Almost four years after a gunfight among rival motorcycle gangs left nine bikers dead at a Twin Peaks restaurant in Waco, Texas, this story of wild misconduct and ineptitude in the criminal-justice system came to a predictable conclusion on Tuesday.
Roughly 200 bikers were arrested on May 17, 2015, according to the Waco Tribune-Herald; 155 were charged with engaging in organized criminal activity; many were held on $1 million bond. But prosecutors announced yesterday that they were dismissing all remaining cases. In the end, just one biker was brought to trial.
He was not convicted.
The former district attorney for McLennan County, Abel Reyna, bears much of the blame. The official narrative laid responsibility for the massacre wholly on the bikers, but the Associated Press later found that police at the scene shot at least four of the nine who died.
The Appeal has a good summary of what happened next:
Police arrested … some who were hiding in the bathroom during the fight and three bikers who arrived after the shooting was over. A federal lawsuit later alleged that Reyna had ordered the mass arrests and prepared a “cookie-cutter” affidavit regardless of the evidence against individual bikers. A justice of the peace set bail at $1 million for every single arrestee “to send a message,” in his words.

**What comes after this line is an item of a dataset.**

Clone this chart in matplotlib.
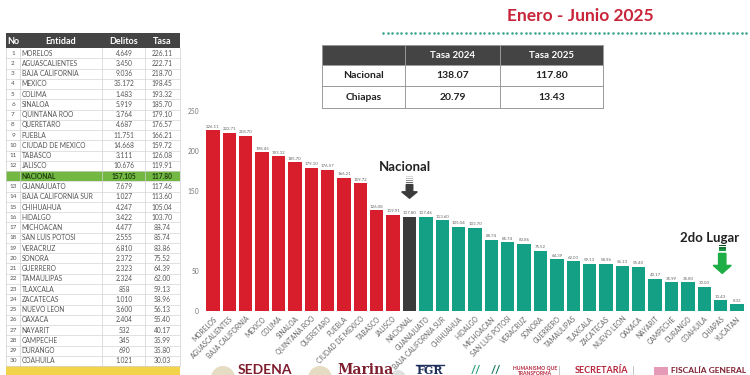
#!/usr/bin/env python3
"""Tasa de delitos por entidad, Enero - Junio 2025."""

import matplotlib

matplotlib.use("Agg")

import matplotlib.pyplot as plt
from matplotlib.patches import Rectangle, FancyArrow, Circle

plt.rcParams["font.family"] = ["Lato", "DejaVu Sans"]

# ---- data -------------------------------------------------------------
estados = [
    "MORELOS", "AGUASCALIENTES", "BAJA CALIFORNIA", "MEXICO", "COLIMA", "SINALOA",
    "QUINTANA ROO", "QUERETARO", "PUEBLA", "CIUDAD DE MEXICO", "TABASCO", "JALISCO",
    "NACIONAL", "GUANAJUATO", "BAJA CALIFORNIA SUR", "CHIHUAHUA", "HIDALGO",
    "MICHOACAN", "SAN LUIS POTOSI", "VERACRUZ", "SONORA", "GUERRERO", "TAMAULIPAS",
    "TLAXCALA", "ZACATECAS", "NUEVO LEON", "OAXACA", "NAYARIT", "CAMPECHE",
    "DURANGO", "COAHUILA", "CHIAPAS", "YUCATAN",
]
tasas = [
    226.11, 222.71, 218.70, 198.45, 193.32, 185.70, 179.10, 176.57, 166.21, 159.72,
    126.08, 119.91, 117.80, 117.46, 113.60, 105.04, 103.70, 88.74, 85.74, 83.86,
    75.52, 64.39, 62.00, 59.13, 58.96, 56.13, 55.40, 40.17, 35.99, 35.80, 30.03,
    13.43, 8.33,
]
delitos = [
    "4.649", "3.450", "9.036", "35.172", "1.483", "5.919", "3.764", "4.687", "11.751",
    "14.668", "3.111", "10.676", "157.105", "7.679", "1.027", "4.247", "3.422", "4.477",
    "2.555", "6.810", "2.372", "2.323", "2.324", "858", "1.010", "3.600", "2.404",
    "532", "345", "690", "1.021",
]
resumen_filas = ["Nacional", "Chiapas"]
resumen_cols = ["Tasa 2024", "Tasa 2025"]
resumen_2024 = [138.07, 20.79]
resumen_2025 = [117.80, 13.43]
y_ticks = [0, 50, 150, 200, 250]

RED = "#d81e2c"
TEAL = "#14a085"
DARK = "#3b3b3b"
HEAD = "#444444"
GRAY_TXT = "#555555"

W, H = 750, 375
fig = plt.figure(figsize=(7.5, 3.75), dpi=100)
fig.patch.set_facecolor("white")

# overlay in pixel coordinates for the tables and decorations
ov = fig.add_axes([0, 0, 1, 1])
ov.set_xlim(0, W)
ov.set_ylim(H, 0)
ov.axis("off")

# ---- left table ---------------------------------------------------------
col_x = [6, 20, 102, 145, 180]
head_top, head_h = 33, 15
row_h = 10.26
ov.add_patch(Rectangle((col_x[0], head_top), col_x[-1] - col_x[0], head_h, color=HEAD, lw=0))
for label, x0, x1 in zip(["No", "Entidad", "Delitos", "Tasa"], col_x[:-1], col_x[1:]):
    ov.text((x0 + x1) / 2, head_top + head_h / 2 + 0.5, label, color="white",
            fontsize=6.5, fontweight="bold", ha="center", va="center")

rank = 0
n_rows = len(delitos)
for i in range(n_rows + 1):
    y0 = head_top + head_h + i * row_h
    if i == n_rows:
        ov.add_patch(Rectangle((col_x[0], y0), col_x[-1] - col_x[0], row_h,
                               color="#f3d34a", lw=0))
        break
    name = estados[i]
    nacional = name == "NACIONAL"
    if nacional:
        ov.add_patch(Rectangle((col_x[0], y0), col_x[-1] - col_x[0], row_h,
                               color="#73b843", lw=0))
    else:
        rank += 1
        ov.text(13, y0 + row_h / 2, str(rank), fontsize=4.6, color=GRAY_TXT,
                ha="center", va="center")
    weight = "bold" if nacional else "normal"
    color = "#1e3d10" if nacional else GRAY_TXT
    ov.text(col_x[1] + 1.5, y0 + row_h / 2, name, fontsize=4.8, color=color,
            fontweight=weight, ha="left", va="center")
    ov.text(124, y0 + row_h / 2, delitos[i], fontsize=4.8, color=color,
            fontweight=weight, ha="center", va="center")
    ov.text(162, y0 + row_h / 2, f"{tasas[i]:.2f}", fontsize=4.8, color=color,
            fontweight=weight, ha="center", va="center")
    ov.plot([col_x[0], col_x[-1]], [y0 + row_h, y0 + row_h], color="#d4d4d4", lw=0.5)
table_bottom = head_top + head_h + n_rows * row_h
for x in col_x:
    ov.plot([x, x], [head_top + head_h, table_bottom], color="#d0d0d0", lw=0.5)

# ---- title and summary table ------------------------------------------
ov.text(580, 16, "Enero - Junio 2025", color="#c8243a", fontsize=12.5,
        fontweight="bold", ha="center", va="center")
ov.scatter([383 + k * 4.6 for k in range(80)], [33] * 80, s=3.5, color="#3fa68f", lw=0)

t_x = [322, 405, 500, 603]
t_y = [45, 65, 86, 108]
ov.add_patch(Rectangle((t_x[0], t_y[0]), t_x[-1] - t_x[0], t_y[1] - t_y[0], color=HEAD, lw=0))
for label, x0, x1 in zip(resumen_cols, t_x[1:-1], t_x[2:]):
    ov.text((x0 + x1) / 2, (t_y[0] + t_y[1]) / 2, label, color="white", fontsize=7,
            fontweight="bold", ha="center", va="center")
for j, (fila, v24, v25) in enumerate(zip(resumen_filas, resumen_2024, resumen_2025)):
    yc = (t_y[j + 1] + t_y[j + 2]) / 2
    ov.text((t_x[0] + t_x[1]) / 2, yc, fila, fontsize=7.5, fontweight="bold",
            color="#222222", ha="center", va="center")
    ov.text((t_x[1] + t_x[2]) / 2, yc, f"{v24:.2f}", fontsize=7.5, fontweight="bold",
            color="#222222", ha="center", va="center")
    ov.text((t_x[2] + t_x[3]) / 2, yc, f"{v25:.2f}", fontsize=7.5, fontweight="bold",
            color="#222222", ha="center", va="center")
for y in t_y:
    ov.plot([t_x[0], t_x[-1]], [y, y], color="#9a9a9a", lw=0.7)
for x in t_x:
    ov.plot([x, x], [t_y[0], t_y[-1]], color="#9a9a9a", lw=0.7)

# ---- bar chart ----------------------------------------------------------
ax = fig.add_axes([203.2 / W, (H - 311) / H, 543.6 / W, 208 / H])
ax.set_facecolor("none")
colors = [DARK if e == "NACIONAL" else (RED if i < 12 else TEAL) for i, e in enumerate(estados)]
xs = list(range(len(estados)))
ax.bar(xs, tasas, width=0.82, color=colors)
for x, v in zip(xs, tasas):
    ax.text(x, v + 2, f"{v:.2f}", fontsize=3.2, color="#666666", ha="center", va="bottom")
ax.set_xlim(-0.6, len(estados) - 0.4)
ax.set_ylim(0, 260)
ax.set_yticks(y_ticks)
ax.set_yticklabels([str(t) for t in y_ticks], fontsize=4.8, color="#777777")
ax.set_xticks(xs)
ax.set_xticklabels(estados, rotation=45, ha="right", rotation_mode="anchor",
                   fontsize=4.8, color="#666666")
ax.tick_params(length=0, pad=3)
for s in ax.spines.values():
    s.set_visible(False)

ax.text(11.7, 180, "Nacional", fontsize=9.5, fontweight="bold", color="#222222",
        ha="center", va="center")
ax.add_patch(FancyArrow(12, 158, 0, -17, width=0.4, head_width=0.95, head_length=8,
                        length_includes_head=True, color=DARK, clip_on=False))
for k, a in enumerate([0.2, 0.35, 0.55, 0.75]):
    ax.add_patch(Rectangle((11.8, 167 - k * 2.4), 0.4, 1.6, color=DARK, alpha=a,
                           lw=0, clip_on=False))
ax.text(30.3, 91, "2do Lugar", fontsize=9.5, fontweight="bold", color="#222222",
        ha="center", va="center")
ax.add_patch(FancyArrow(31.1, 72, 0, -25, width=0.45, head_width=1.1, head_length=10,
                        length_includes_head=True, color="#1fae45", clip_on=False))
for k in range(3):
    ax.add_patch(Rectangle((30.875, 81 - k * 2.9), 0.45, 2.0,
                           color=["#0d4a25", "#157a37", "#1c9a42"][k], lw=0, clip_on=False))

# ---- footer logos -----------------------------------------------------
ov.add_patch(Circle((223, 378), 12, color="#e6dcc3", lw=0))
ov.text(238, 373.5, "SEDENA", fontsize=10, fontweight="bold", color="#7d1d2e",
        ha="left", va="baseline")
ov.add_patch(Circle((320, 378), 12, color="#e6dcc3", lw=0))
ov.text(337, 373.5, "Marina", fontsize=10, fontweight="bold", color="#7d1d2e",
        ha="left", va="baseline", family="DejaVu Serif")
ov.add_patch(Circle((398, 378), 8, color="#e0e0e0", lw=0))
ov.plot([416, 444], [365, 365], color="#1f2f5c", lw=1)
ov.text(430, 373.5, "FGR", fontsize=8, fontweight="bold", color="#1f2f5c",
        ha="center", va="baseline", family="DejaVu Serif")
ov.text(476, 373.5, "//", fontsize=8, fontweight="bold", color="#1f9a78",
        ha="center", va="baseline")
ov.text(496, 373.5, "//", fontsize=8, fontweight="bold", color="#137559",
        ha="center", va="baseline")
ov.text(535, 366, "HUMANISMO QUE\nTRANSFORMA", fontsize=3.6, fontweight="bold",
        color="#b4233a", ha="center", va="top", linespacing=0.9)
ov.plot([559, 559], [366, 376], color="#bbbbbb", lw=0.6)
ov.text(575, 373, "SECRETARÍA", fontsize=6.5, fontweight="bold", color="#b4233a",
        ha="left", va="baseline")
ov.plot([633, 633], [366, 376], color="#bbbbbb", lw=0.6)
ov.add_patch(Rectangle((654, 367), 14, 8, color="#e59ab8", lw=0))
ov.text(671, 373, "FISCALÍA GENERAL", fontsize=6, fontweight="bold", color="#7d1d2e",
        ha="left", va="baseline")

fig.savefig("out.png", dpi=100)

Many were stuck in jail for weeks without a lawyer.
Reyna’s office ultimately pursued charges against more than 150 bikers under the argument that even individuals who weren’t involved in the fight were guilty by their attendance alone. More than 100 bikers have since sued Waco for wrongful arrest. Their cases could cost the city more than a billion dollars. Prosecutors were caught repeatedly withholding evidence during the first and, thus far, only biker trial. A Texas Ranger relayed that Reyna had specifically instructed him to keep evidence away from the defense team.
The matter stank of misconduct from the start.
“Why is Waco, Texas, fighting to suppress multiple videos of the shoot-out that killed nine bikers at the Twin Peaks restaurant on May 17?” I asked in July 2015. “Why are some attorneys in the case now prohibited from talking to the press? And why haven’t Waco officials revealed how many of the nine victims were killed by bullets from police officers’ guns?” That December, I marveled that so many indictments were secured despite leaked surveillance footage that “seems to depict many bikers who look surprised that bullets are flying and unprepared for a gunfight, not as if they were conspiring to murder a bunch of their rivals.”
In 2016, with authorities in Waco still exploiting a gag order to suppress discussion of what really happened in the gunfight, I noted that video footage suggested the existence of dozens of people “who fled trouble as expeditiously as possible” only to spend a whole year “in serious legal jeopardy, at great cost to their livelihoods and relationships.”
All of my critiques were rooted in publicly available information.
That information was also, of course, available to local and state authorities in Texas and to federal authorities at the Department of Justice’s Office for Civil Rights. Some charges against some bikers were dropped. Eventually, special prosecutors were appointed. Yet it took several years and a campaign to oust a district attorney before the ordeal ended for all the people who were overcharged.
Some arguably got off lightly.
Several of the bikers present could have been convicted of lesser offenses, including weapons possession, according to current McLennan County District Attorney Barry Johnson, who inherited the case when he took office at the start of this year.
“Following the indictments, the prior district attorney had the time and opportunity to review and assess the admissible evidence to determine the full range of charges that could be brought against each individual who participated in the Twin Peaks brawl, and to charge only those offenses where the admissible evidence would support a verdict of guilt beyond a reasonable doubt,” he said in a statement quoted by the Waco Tribune-Herald. “In my opinion, had this action been taken in a timely manner, it would have, and should have, resulted in numerous convictions and prison sentences against many of those who participated in the Twin Peaks brawl. Over the next three years the prior district attorney failed to take that action, for reasons that I do not know to this day.”
The statute of limitations for those lesser offenses has now expired.
In all likelihood, most voters in McClellan County didn’t think much about the district-attorney race that Abel Reyna ultimately won. But that race mattered. He needlessly charged scores of people with crimes he could not prove beyond a reasonable doubt. And this decision put taxpayers at risk of paying out hundreds of millions in settlements to bikers arguably victimized by state injustices.
Is your local district attorney competent, trustworthy, and committed to respecting civil rights? Pay attention before voting in the next election.